To start the melting process in EAF steelmaking, the furnace roof opens and scrap steel (typically shredded or bundled from a variety of sources, including old cars, construction debris or industrial waste) is loaded into the EAF from a charge bucket using an overhead crane.
After the scrap is loaded, the furnace roof is lowered and a single large electrode (or three smaller electrodes made of graphite) is lowered into the furnace to create an electric arc that generates the extreme heat necessary to melt the steel, which has a melting point around 2,950 °F or 1,621 °C.
During this stage, scrap substitutes such as direct reduced iron (DRI), hot briquetted iron (HBI) or pig iron can also be added to achieve the desired chemical composition of the steel. As the steel is being melted, slag is created using fluxes like limestone and dolomite, which is very important to the steelmaking process.
Slag is less dense than the steel and floats on top of the liquid steel, where it serves three primary functions:
Once the molten steel reaches the desired composition and temperature, the slag floating on top of the liquid steel is removed by tipping the furnace and pouring it into a pot below. Once the slag has been removed, the steel is "tapped" from the bottom of the furnace into the ladle, a heat-resistant vessel that is used to transport the liquid steel to the ladle metallurgy furnace (LMF) for additional chemical refinement. Like steel, slag is 100% recyclable and is used in applications like construction gravel, agricultural soil remediation and as an aggregate in asphalt used to make roads.
2. Chemistry Modification at Ladle Metallurgy Furnace (LMF)
The ladle metallurgy furnace (LMF) refines the chemistry of the steel. Three smaller electrodes are used to ensure the proper temperatures are achieved. At the LMF, oxygen is removed by adding aluminum, which is known as “killing” or “de-oxidizing” the steel. Like at the EAF, slag is essential to steelmaking, and it is again created at the LMF to ensure the temperature is properly controlled, the refractories of the equipment are protected, and the chemistry is properly modified.
Additionally, sulfur is removed, alloys are added, and inclusions are removed or chemically modified to ensure cleanliness or purity for the final product. Alloys like carbon, manganese, titanium and nickel are added to make specific grades and stirred in the ladle with argon gas that passes through two porous plugs located at the bottom of the ladle.

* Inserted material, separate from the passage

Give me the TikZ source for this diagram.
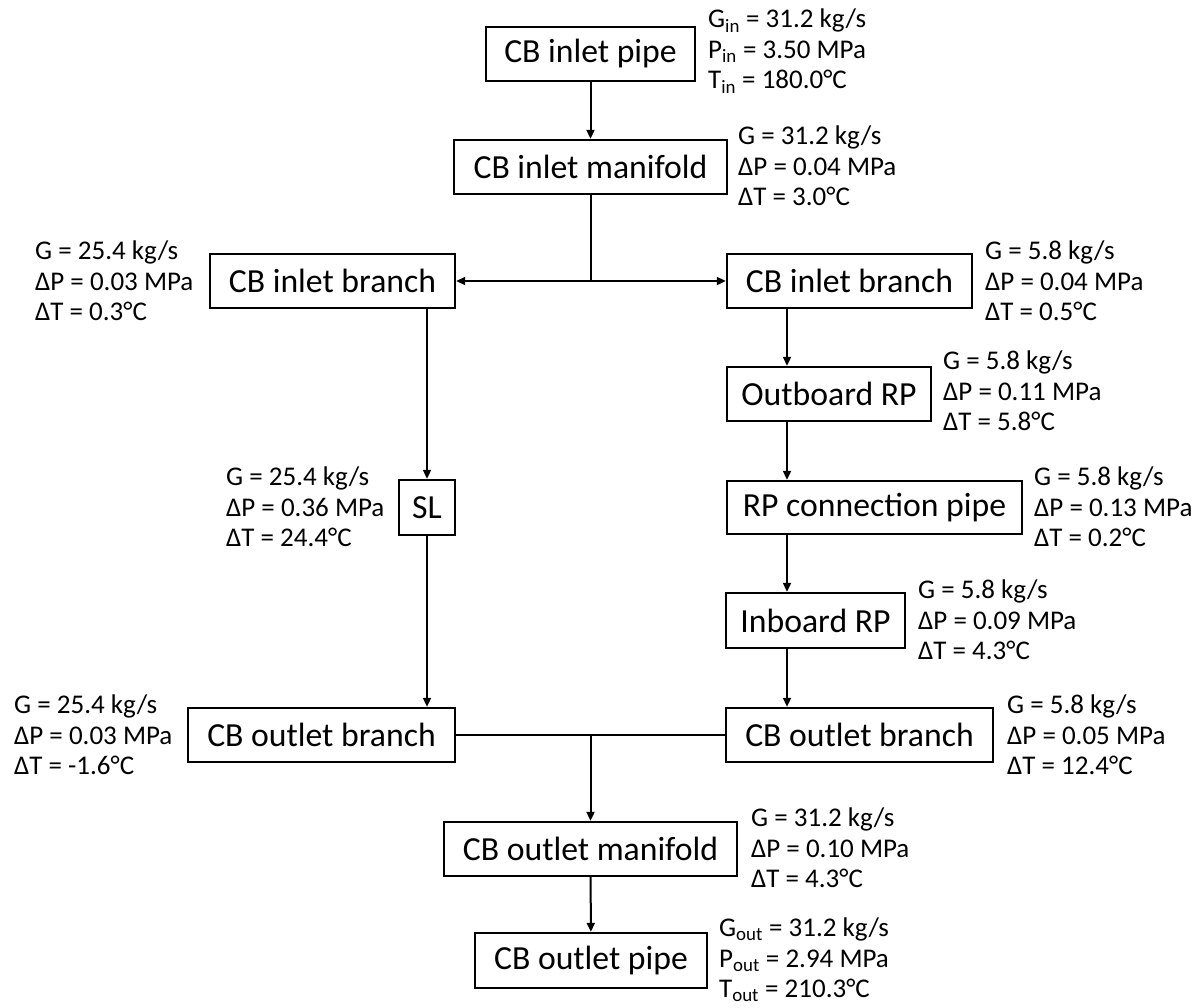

3. Casting and Solidification
Once the proper chemistry and internal cleanliness have been achieved, the ladle transports molten steel to the continuous caster, which solidifies the steel into slabs with a rectangular cross-section necessary for producing hot-rolled coils (HRC). Continuous casters can also create other shapes, such as billets, beam blanks, bars and blooms for various products. The molten steel is tapped from the bottom of the ladle into an intermediary reservoir called the tundish, which ensures a continuous, steady flow of liquid steel into the mold below.
The mold is a copper-lined, water-cooled container that creates a solid outer steel shell that contains the remaining liquid steel at the core. As the partially solidified slab exits the mold, it is pulled downward through the rest of the caster, which has special rolls and cooling sprays designed to completely solidify the slab before it exits the caster as a continuous strand (i.e., slab, beam, billet or bloom, depending on the mold size and projected end product). This process happens quickly; at Nucor EAF steel mills, one slab is cast about every six minutes, containing the steel equivalent of about 20 cars.
4. Hot Rolling and Coiling
In a flat-rolled sheet mill, the slab exits the caster and immediately enters the tunnel furnace, which heats it to a uniform temperature of approximately 2,100 °F. From there, it passes through the descaler, where about 4,000 psi of water is sprayed on the top and bottom surfaces to remove the scale (i.e., iron oxide) that has formed on its surface.
Exiting the descaler, the slab is then rolled through the hot mill, which utilizes multiple in-line rolling stands (i.e., roughing and finishing mills) that reduce the thickness of the slab to the final ordered thickness to produce hot rolled sheet steel. The sheet steel exits the mill at around 1,650 °F and passes through the runout table, which has top and bottom water sprays to cool the sheet steel to targeted temperatures between 950 °F and 1,350 °F before it is wrapped into a coil at the down coiler. Although it takes approximately two to three hours to make a hot-rolled coil (HRC), it takes two to three days for it to cool down enough to be packaged and transported to customers.
In contrast with the integrated BF-BOF steelmaking method that primarily uses extracted raw materials and produces higher carbon emissions, EAF steelmaking is a circular process. In this continuous recycling process, recycled materials are used to create new steel, which eventually becomes scrap at the end of its useful life. Scrap-based EAFs are capable of producing a full range of high-quality steel products for a wide range of industries.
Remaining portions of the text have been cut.